▸ What to work on
Word for word, give the material below again, minus any images.

▸ Provided material
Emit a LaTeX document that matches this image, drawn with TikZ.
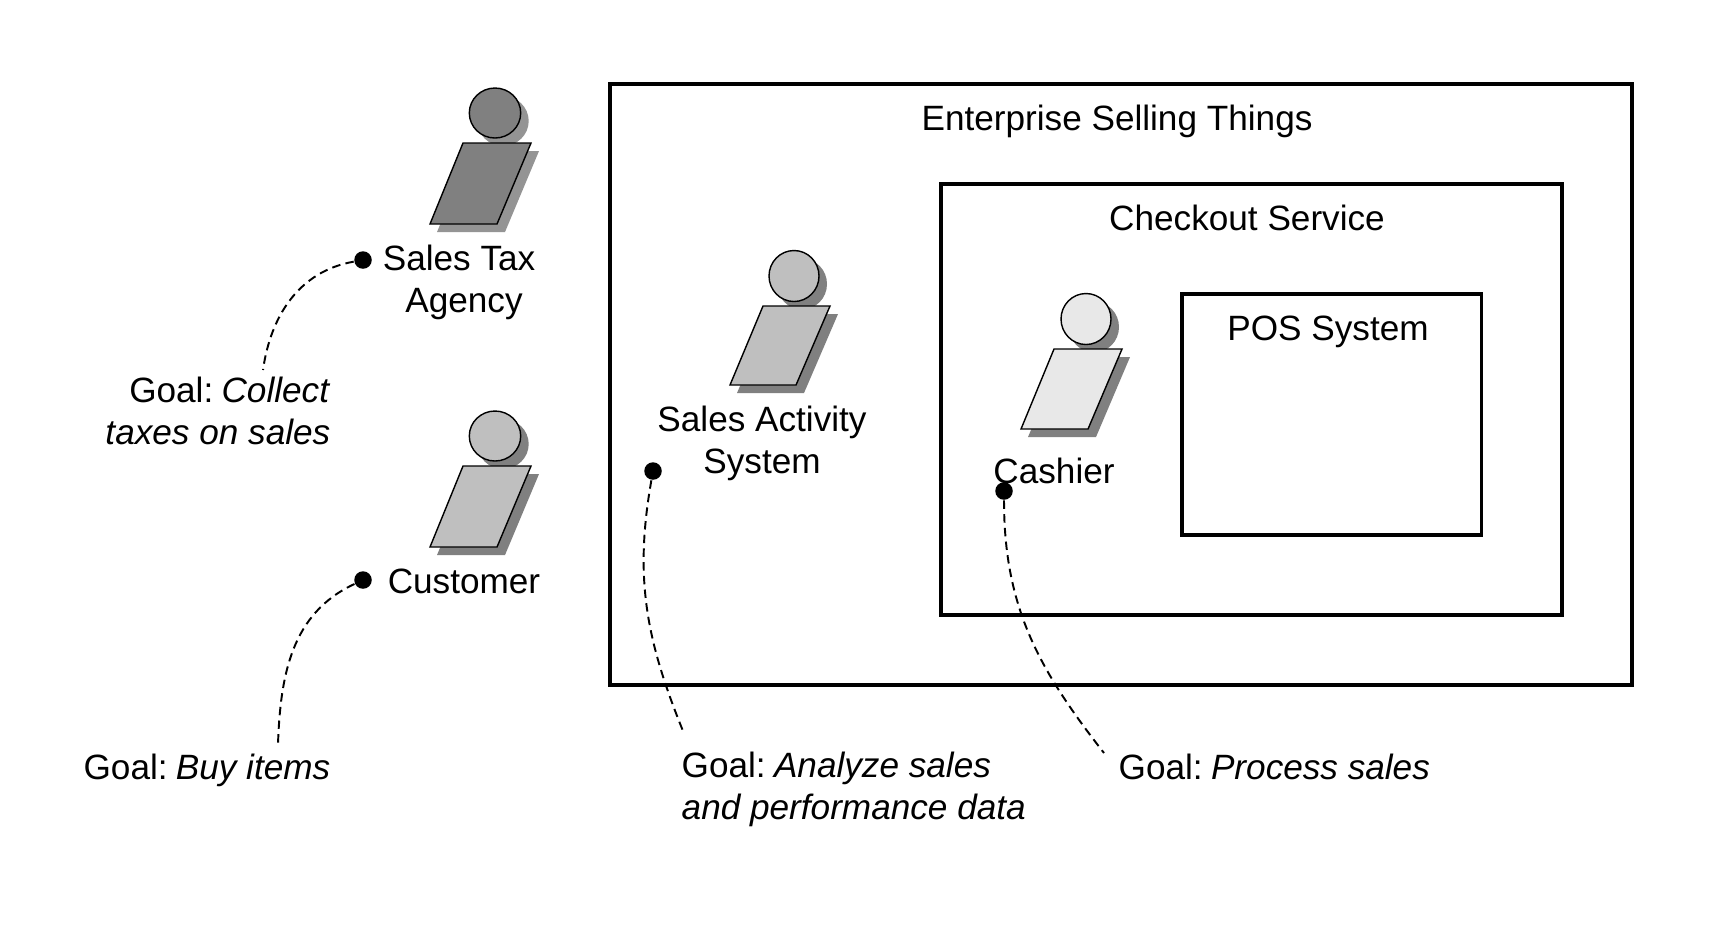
\documentclass[tikz,border=0pt]{standalone}
\usepackage{fontspec}
\setmainfont{Liberation Sans}
\newcommand{\goalword}{Goal:\hspace{2.35pt}}
\begin{document}
\begin{tikzpicture}[x=0.01cm,y=-0.01cm,every node/.style={font=\fontsize{10}{11.9}\selectfont,inner sep=0pt},
box/.style={draw=black,line width=0.9pt},
outline/.style={draw=black,line width=0.4pt},
goaldot/.style={circle,fill=black,minimum size=0.175cm},
goalline/.style={line width=0.55pt,dash pattern=on 2.4pt off 1.5pt}]
\useasboundingbox (0,0) rectangle (1716,926);
\fill[fill=white] (0,0) rectangle (1716,926);
\draw[box] (610,84) rectangle (1632,685);
\draw[box] (941,184) rectangle (1562,615);
\draw[box] (1182,294) rectangle (1481.5,535);
% sales tax agency
\fill[fill=black!42] (503,121) ellipse (25.7 and 25);
\fill[fill=black!42] (471,151)--(539,151)--(505,232)--(437,232)--cycle;
\draw[outline,fill=black!50] (463,143)--(531,143)--(497,224)--(430,224)--cycle;
\draw[outline,fill=black!50] (495,113) ellipse (25.7 and 25);
% customer
\fill[fill=black!50] (503,444) ellipse (25.7 and 25);
\fill[fill=black!50] (471,474)--(539,474)--(505,555)--(437,555)--cycle;
\draw[outline,fill=black!25] (463,466)--(531,466)--(497,547)--(430,547)--cycle;
\draw[outline,fill=black!25] (495,436) ellipse (25.7 and 25);
% sales activity system
\fill[fill=black!50] (802,284) ellipse (25 and 25.5);
\fill[fill=black!50] (771,314)--(838,314)--(804,393)--(737,393)--cycle;
\draw[outline,fill=black!25] (763,306)--(830,306)--(796,385)--(730,385)--cycle;
\draw[outline,fill=black!25] (794,276) ellipse (25 and 25.5);
% cashier
\fill[fill=black!50] (1094,327) ellipse (25 and 25.5);
\fill[fill=black!50] (1062,357)--(1130,357)--(1096,437)--(1028,437)--cycle;
\draw[outline,fill=black!9] (1054,349)--(1122,349)--(1088,429)--(1021,429)--cycle;
\draw[outline,fill=black!9] (1086,319) ellipse (25 and 25.5);
% labels
\node (enterprise) at (1117,121) {Enterprise Selling Things};
\node (checkout) at (1247,218) {Checkout Service};
\node (pos) at (1328,332) {POS System};
\node [align=center] (taxagency) at (464,282) {Sales Tax\hspace*{0.28em}\\Agency};
\node (customer) at (464,581) {Customer};
\node [align=center] (salesactivity) at (762,443) {Sales Activity\\System};
\node (cashier) at (1054,471) {Cashier};
\node [align=right,anchor=east] (goaltax) at (331,411) {\goalword\textit{Collect}\\\textit{taxes on sales}};
\node [anchor=east] (goalbuy) at (331,770) {\goalword\textit{Buy items}};
\node [align=left,anchor=west] (goalanalyze) at (681,789) {\goalword\textit{Analyze sales}\\\textit{and performance data}};
\node [anchor=west] (goalprocess) at (1118,767) {\goalword\textit{Process sales}};
% goals
\node [goaldot] (taxdot) at (363,260) {};
\node [goaldot] (customerdot) at (363,580) {};
\node [goaldot] (activitydot) at (653,471) {};
\node [goaldot] (cashierdot) at (1004,491) {};
\coordinate (taxend) at (263,370);
\coordinate (customerend) at (278,744);
\coordinate (activityend) at (683,731);
\coordinate (cashierend) at (1104,753);
\draw[goalline] (taxdot) to[out=190,in=82] (taxend);
\draw[goalline] (customerdot) to[out=205,in=88] (customerend);
\draw[goalline] (activitydot) to[out=260,in=112] (activityend);
\draw[goalline] (cashierdot) to[out=270,in=128] (cashierend);
\end{tikzpicture}
\end{document}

▸ The answer
Emit a LaTeX document that matches this image, drawn with TikZ.
\documentclass[tikz,border=0pt]{standalone}
\usepackage{fontspec}
\setmainfont{Liberation Sans}
\newcommand{\goalword}{Goal:\hspace{2.35pt}}
\begin{document}
\begin{tikzpicture}[x=0.01cm,y=-0.01cm,every node/.style={font=\fontsize{10}{11.9}\selectfont,inner sep=0pt},
box/.style={draw=black,line width=0.9pt},
outline/.style={draw=black,line width=0.4pt},
goaldot/.style={circle,fill=black,minimum size=0.175cm},
goalline/.style={line width=0.55pt,dash pattern=on 2.4pt off 1.5pt}]
\useasboundingbox (0,0) rectangle (1716,926);
\fill[fill=white] (0,0) rectangle (1716,926);
\draw[box] (610,84) rectangle (1632,685);
\draw[box] (941,184) rectangle (1562,615);
\draw[box] (1182,294) rectangle (1481.5,535);
% sales tax agency
\fill[fill=black!42] (503,121) ellipse (25.7 and 25);
\fill[fill=black!42] (471,151)--(539,151)--(505,232)--(437,232)--cycle;
\draw[outline,fill=black!50] (463,143)--(531,143)--(497,224)--(430,224)--cycle;
\draw[outline,fill=black!50] (495,113) ellipse (25.7 and 25);
% customer
\fill[fill=black!50] (503,444) ellipse (25.7 and 25);
\fill[fill=black!50] (471,474)--(539,474)--(505,555)--(437,555)--cycle;
\draw[outline,fill=black!25] (463,466)--(531,466)--(497,547)--(430,547)--cycle;
\draw[outline,fill=black!25] (495,436) ellipse (25.7 and 25);
% sales activity system
\fill[fill=black!50] (802,284) ellipse (25 and 25.5);
\fill[fill=black!50] (771,314)--(838,314)--(804,393)--(737,393)--cycle;
\draw[outline,fill=black!25] (763,306)--(830,306)--(796,385)--(730,385)--cycle;
\draw[outline,fill=black!25] (794,276) ellipse (25 and 25.5);
% cashier
\fill[fill=black!50] (1094,327) ellipse (25 and 25.5);
\fill[fill=black!50] (1062,357)--(1130,357)--(1096,437)--(1028,437)--cycle;
\draw[outline,fill=black!9] (1054,349)--(1122,349)--(1088,429)--(1021,429)--cycle;
\draw[outline,fill=black!9] (1086,319) ellipse (25 and 25.5);
% labels
\node (enterprise) at (1117,121) {Enterprise Selling Things};
\node (checkout) at (1247,218) {Checkout Service};
\node (pos) at (1328,332) {POS System};
\node [align=center] (taxagency) at (464,282) {Sales Tax\hspace*{0.28em}\\Agency};
\node (customer) at (464,581) {Customer};
\node [align=center] (salesactivity) at (762,443) {Sales Activity\\System};
\node (cashier) at (1054,471) {Cashier};
\node [align=right,anchor=east] (goaltax) at (331,411) {\goalword\textit{Collect}\\\textit{taxes on sales}};
\node [anchor=east] (goalbuy) at (331,770) {\goalword\textit{Buy items}};
\node [align=left,anchor=west] (goalanalyze) at (681,789) {\goalword\textit{Analyze sales}\\\textit{and performance data}};
\node [anchor=west] (goalprocess) at (1118,767) {\goalword\textit{Process sales}};
% goals
\node [goaldot] (taxdot) at (363,260) {};
\node [goaldot] (customerdot) at (363,580) {};
\node [goaldot] (activitydot) at (653,471) {};
\node [goaldot] (cashierdot) at (1004,491) {};
\coordinate (taxend) at (263,370);
\coordinate (customerend) at (278,744);
\coordinate (activityend) at (683,731);
\coordinate (cashierend) at (1104,753);
\draw[goalline] (taxdot) to[out=190,in=82] (taxend);
\draw[goalline] (customerdot) to[out=205,in=88] (customerend);
\draw[goalline] (activitydot) to[out=260,in=112] (activityend);
\draw[goalline] (cashierdot) to[out=270,in=128] (cashierend);
\end{tikzpicture}
\end{document}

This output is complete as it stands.